Joby completed a piloted eVTOL demonstration flight in San Francisco but reported a $930M loss last year. Shares are down ~34% YTD after a 62% gain last year, yet market cap remains roughly $8.5B. The article flags substantial scaling, regulatory, airspace-management and manufacturing capex challenges and warns of significant cash burn and potential shareholder dilution. Recommendation is a wait-and-see stance given the unproven business model and industry risks.

Analysis

The core challenge for publicly traded eVTOL names is not aerodynamics but network economics: profitability hinges on utilization, vertiport density, and who pays for recurring infrastructure (landing pads, charging, ATC upgrades).
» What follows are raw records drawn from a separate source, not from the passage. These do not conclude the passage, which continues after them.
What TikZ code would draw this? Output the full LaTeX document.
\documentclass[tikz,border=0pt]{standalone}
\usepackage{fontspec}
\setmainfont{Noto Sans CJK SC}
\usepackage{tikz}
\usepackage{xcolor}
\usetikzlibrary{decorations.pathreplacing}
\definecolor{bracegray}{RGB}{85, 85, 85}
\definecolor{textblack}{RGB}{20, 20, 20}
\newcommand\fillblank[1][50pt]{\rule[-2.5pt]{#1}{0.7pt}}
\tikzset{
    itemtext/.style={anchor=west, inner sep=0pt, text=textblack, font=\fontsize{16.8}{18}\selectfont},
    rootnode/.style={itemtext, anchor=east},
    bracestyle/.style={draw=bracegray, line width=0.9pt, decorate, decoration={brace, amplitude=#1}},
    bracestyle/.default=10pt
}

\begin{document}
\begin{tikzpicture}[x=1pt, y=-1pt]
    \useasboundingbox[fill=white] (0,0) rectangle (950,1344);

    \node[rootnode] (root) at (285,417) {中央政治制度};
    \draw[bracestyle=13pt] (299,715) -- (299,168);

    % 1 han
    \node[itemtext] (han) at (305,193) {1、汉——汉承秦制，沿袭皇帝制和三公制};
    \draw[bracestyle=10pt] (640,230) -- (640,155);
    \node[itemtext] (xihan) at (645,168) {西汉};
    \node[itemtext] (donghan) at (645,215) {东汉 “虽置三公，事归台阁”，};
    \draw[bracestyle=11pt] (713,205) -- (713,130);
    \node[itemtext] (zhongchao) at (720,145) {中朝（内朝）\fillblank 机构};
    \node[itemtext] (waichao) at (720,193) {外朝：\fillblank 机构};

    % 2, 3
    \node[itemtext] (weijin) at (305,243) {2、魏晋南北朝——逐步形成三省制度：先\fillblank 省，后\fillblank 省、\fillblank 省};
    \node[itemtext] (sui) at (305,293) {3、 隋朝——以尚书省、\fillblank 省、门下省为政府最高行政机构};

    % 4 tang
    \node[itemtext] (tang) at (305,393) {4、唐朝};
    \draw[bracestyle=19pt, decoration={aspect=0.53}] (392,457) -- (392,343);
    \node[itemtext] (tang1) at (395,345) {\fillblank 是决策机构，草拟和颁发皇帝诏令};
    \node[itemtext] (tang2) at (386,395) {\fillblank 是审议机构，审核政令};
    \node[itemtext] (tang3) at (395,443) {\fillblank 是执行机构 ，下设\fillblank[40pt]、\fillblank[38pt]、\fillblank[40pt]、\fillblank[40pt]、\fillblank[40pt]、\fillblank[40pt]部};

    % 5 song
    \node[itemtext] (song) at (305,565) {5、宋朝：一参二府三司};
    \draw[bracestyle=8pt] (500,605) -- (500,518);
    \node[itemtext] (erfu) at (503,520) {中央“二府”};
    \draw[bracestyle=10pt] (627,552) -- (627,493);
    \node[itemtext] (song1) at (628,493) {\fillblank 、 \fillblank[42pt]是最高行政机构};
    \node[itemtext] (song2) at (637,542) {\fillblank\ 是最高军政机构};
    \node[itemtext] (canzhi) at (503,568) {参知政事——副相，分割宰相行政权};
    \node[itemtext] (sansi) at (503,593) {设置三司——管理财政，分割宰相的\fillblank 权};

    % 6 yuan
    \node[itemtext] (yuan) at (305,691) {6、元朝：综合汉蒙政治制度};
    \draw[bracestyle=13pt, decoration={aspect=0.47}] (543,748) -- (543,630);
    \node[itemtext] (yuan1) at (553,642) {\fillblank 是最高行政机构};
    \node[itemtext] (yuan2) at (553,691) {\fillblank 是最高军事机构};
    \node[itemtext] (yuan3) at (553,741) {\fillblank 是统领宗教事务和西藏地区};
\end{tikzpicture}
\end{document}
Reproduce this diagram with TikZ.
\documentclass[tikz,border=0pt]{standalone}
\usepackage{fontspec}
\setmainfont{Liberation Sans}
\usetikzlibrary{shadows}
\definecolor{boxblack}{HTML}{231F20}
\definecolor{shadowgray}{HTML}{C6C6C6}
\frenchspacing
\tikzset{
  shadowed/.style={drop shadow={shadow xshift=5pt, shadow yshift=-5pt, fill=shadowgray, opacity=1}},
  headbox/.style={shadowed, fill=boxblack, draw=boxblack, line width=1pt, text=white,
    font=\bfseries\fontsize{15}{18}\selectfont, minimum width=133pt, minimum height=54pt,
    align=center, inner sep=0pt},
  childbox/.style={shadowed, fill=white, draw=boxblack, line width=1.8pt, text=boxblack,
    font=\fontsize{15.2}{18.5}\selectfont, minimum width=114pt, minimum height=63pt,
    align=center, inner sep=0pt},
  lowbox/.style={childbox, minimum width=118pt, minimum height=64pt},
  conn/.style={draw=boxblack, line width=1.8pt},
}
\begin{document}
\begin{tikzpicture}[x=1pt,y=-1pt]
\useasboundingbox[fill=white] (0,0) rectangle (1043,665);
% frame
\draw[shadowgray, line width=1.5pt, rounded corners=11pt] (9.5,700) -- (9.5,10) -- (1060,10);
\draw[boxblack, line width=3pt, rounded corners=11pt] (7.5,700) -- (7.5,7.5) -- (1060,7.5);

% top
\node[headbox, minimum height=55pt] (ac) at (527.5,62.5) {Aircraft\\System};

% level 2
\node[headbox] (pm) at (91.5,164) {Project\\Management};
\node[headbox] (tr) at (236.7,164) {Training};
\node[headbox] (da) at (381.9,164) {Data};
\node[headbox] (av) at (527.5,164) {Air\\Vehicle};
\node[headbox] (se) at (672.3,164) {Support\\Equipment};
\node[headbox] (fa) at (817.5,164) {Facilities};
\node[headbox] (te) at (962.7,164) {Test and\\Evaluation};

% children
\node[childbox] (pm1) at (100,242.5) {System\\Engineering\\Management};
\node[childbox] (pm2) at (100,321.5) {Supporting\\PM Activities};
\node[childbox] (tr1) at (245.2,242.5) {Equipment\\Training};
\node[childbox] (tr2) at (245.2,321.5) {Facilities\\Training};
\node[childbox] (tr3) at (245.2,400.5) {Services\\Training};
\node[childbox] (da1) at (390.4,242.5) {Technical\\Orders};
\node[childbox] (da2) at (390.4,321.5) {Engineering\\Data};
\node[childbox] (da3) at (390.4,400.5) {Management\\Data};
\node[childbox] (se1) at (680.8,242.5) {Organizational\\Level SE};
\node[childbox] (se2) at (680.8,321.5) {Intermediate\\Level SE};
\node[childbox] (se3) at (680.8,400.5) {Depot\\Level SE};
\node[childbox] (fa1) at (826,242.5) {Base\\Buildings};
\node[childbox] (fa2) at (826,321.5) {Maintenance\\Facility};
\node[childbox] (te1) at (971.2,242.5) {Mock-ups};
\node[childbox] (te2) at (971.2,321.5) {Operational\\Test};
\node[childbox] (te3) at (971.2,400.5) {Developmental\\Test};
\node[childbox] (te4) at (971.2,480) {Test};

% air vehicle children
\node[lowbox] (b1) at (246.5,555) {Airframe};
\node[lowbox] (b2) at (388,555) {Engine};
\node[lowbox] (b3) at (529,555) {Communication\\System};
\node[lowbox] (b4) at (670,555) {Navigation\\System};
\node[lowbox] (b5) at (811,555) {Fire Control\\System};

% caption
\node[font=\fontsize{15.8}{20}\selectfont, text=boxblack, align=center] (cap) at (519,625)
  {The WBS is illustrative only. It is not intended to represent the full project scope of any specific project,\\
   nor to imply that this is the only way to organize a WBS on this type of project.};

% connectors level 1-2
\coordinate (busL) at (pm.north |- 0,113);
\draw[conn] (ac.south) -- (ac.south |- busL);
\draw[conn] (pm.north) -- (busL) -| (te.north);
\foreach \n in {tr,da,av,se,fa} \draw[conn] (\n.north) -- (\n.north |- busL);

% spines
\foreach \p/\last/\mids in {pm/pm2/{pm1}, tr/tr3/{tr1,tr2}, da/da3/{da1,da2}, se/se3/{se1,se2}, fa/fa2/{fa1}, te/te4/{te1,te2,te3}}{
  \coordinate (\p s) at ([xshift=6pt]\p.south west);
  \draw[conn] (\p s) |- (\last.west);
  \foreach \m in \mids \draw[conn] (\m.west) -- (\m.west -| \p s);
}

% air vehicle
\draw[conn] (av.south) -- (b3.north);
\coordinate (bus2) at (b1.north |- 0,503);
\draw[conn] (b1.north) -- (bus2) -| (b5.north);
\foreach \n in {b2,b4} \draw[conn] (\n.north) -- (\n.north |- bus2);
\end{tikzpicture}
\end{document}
Expect per-trip economics to remain loss-making unless utilization exceeds what inner-city demand and municipal permitting will allow; that makes near-term revenue growth lumpy and highly dependent on local political wins rather than pure product performance. Second-order winners are the firms that sell the enabling stack rather than the airframes — high-performance compute, simulation and autonomy software, vertiport developers, and ATM/spectrum providers — because scaling a fleet multiplies spend on sensors, GPUs, and ground systems far faster than the OEM's per-aircraft revenue. Conversely, traditional OEM suppliers with long tooling cycles (large composite autoclaves, bespoke low-volume assemblies) face risky capex if they bet on a 1–3 year mass-production ramp that may not materialize. Key catalysts and tail risks are asymmetric: short-term catalysts (certification milestones, municipal operating agreements) can re-rate sentiment quickly, while tail risks (a public safety incident, a decisive regulatory ban in a major metro, or a prolonged equity financing hiatus) can wipe out expectations over 6–24 months. The actionable path is catalytic-event driven — avoid binary exposure to headline-driven moves and prefer structures that monetize downside from diluted financing and slow unit economics while keeping optionality to re-enter on objective proof of durable unit-level margins.